I think I once wrote here about my very first encounter with a member of the OURCs committee who tried to prevent me from doing a certain drill with a crew I was coaching.  I think it was my first day coaching on the Isis and I certainly had no idea who she was, so I told her to mind her own business in slightly more colorful language, much to her and my crew’s astonishment.

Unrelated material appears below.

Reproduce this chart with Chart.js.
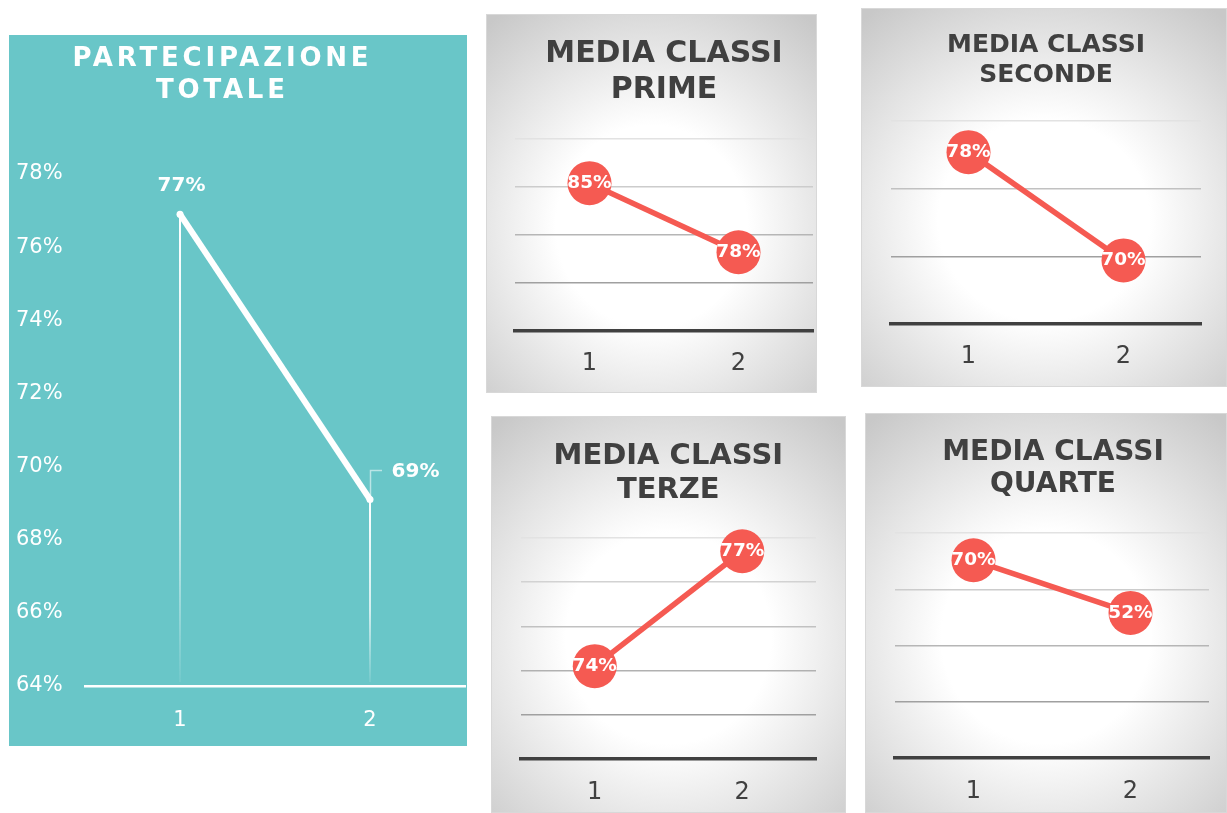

The OURC rules do not regulate what drills a coach can or cannot do with his crews, so long as proper traffic patterns are being observed, but the new safety plans being implemented would appear to come close.  The plan suggests implementing everything up to and including a special certification for coaches who want to use the rowing tank.  We’re not even talking a proper rowing tank here, as Oxford only has one and it is atrocious.  It is also a still-water tank.  There really is nothing dangerous about it unless a coach thinks he can have his crew row at race rates in there (still-water tank plus lousy design means rates should not really exceed 20 spm at the risk of destroying backs).  But to suggest that coaches (who the plan would have get stacks of other certifications) need an extra certification to coach in the tank makes absolutely no sense.  And that is just one of the many certifications the OURCs would require for coaches to do their jobs (not to mention certifications or training courses for all sorts of other people even vaguely associated with the clubs).

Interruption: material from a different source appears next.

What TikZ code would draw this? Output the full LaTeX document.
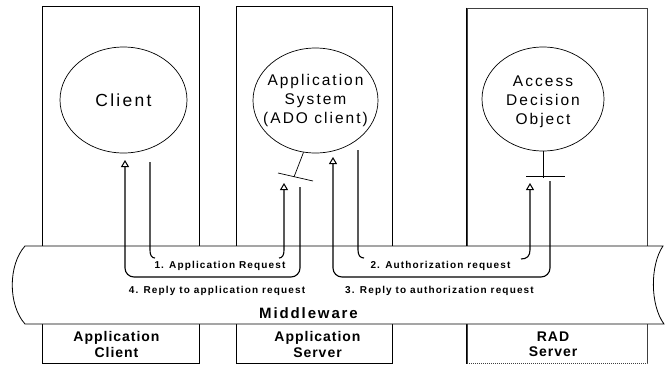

At a certain point, all of this bureaucracy ceases to be fun.  Once an activity ceases to be fun, people will quit in droves.  If the OURCs’ objective is to make rowing in Oxford more manageable by driving all but a handful of people away from the sport, then this is a brilliant plan.  If their objective is, as they claim, to keep thousands of people involved in a sport which is both fun and safe, then this plan is a disaster.

One question needs to be asked.  If I were to return to Oxford for some reason (and, before people worry, I have no plans of doing so), would I coach there?  I already hate the Isis, bumps racing, and the OURCs, but somehow I managed to coach out my time there despite several threats to quit.  But if I were now to have to jump through these bureaucratic hoops to be allowed to coach, then I would rather not.  And if I chose to ignore the OURCs, as I was often wont to do before (they did put one rule on the books when I was there which was directed specifically at me, but they never did fine me in four years coaching on the Isis), the new regulations would actually ban me as unqualified to coach.

I think that just about sums it up right there: yes, under the new rules I am unqualified.  So would be almost every good coach in the world that I know.  Some coaches may be willing to jump through the OURCs hoops, but most will not have the patience or the time.  And with fewer good coaches, the whole operation will become less safe.  But the bureaucrats will be happy.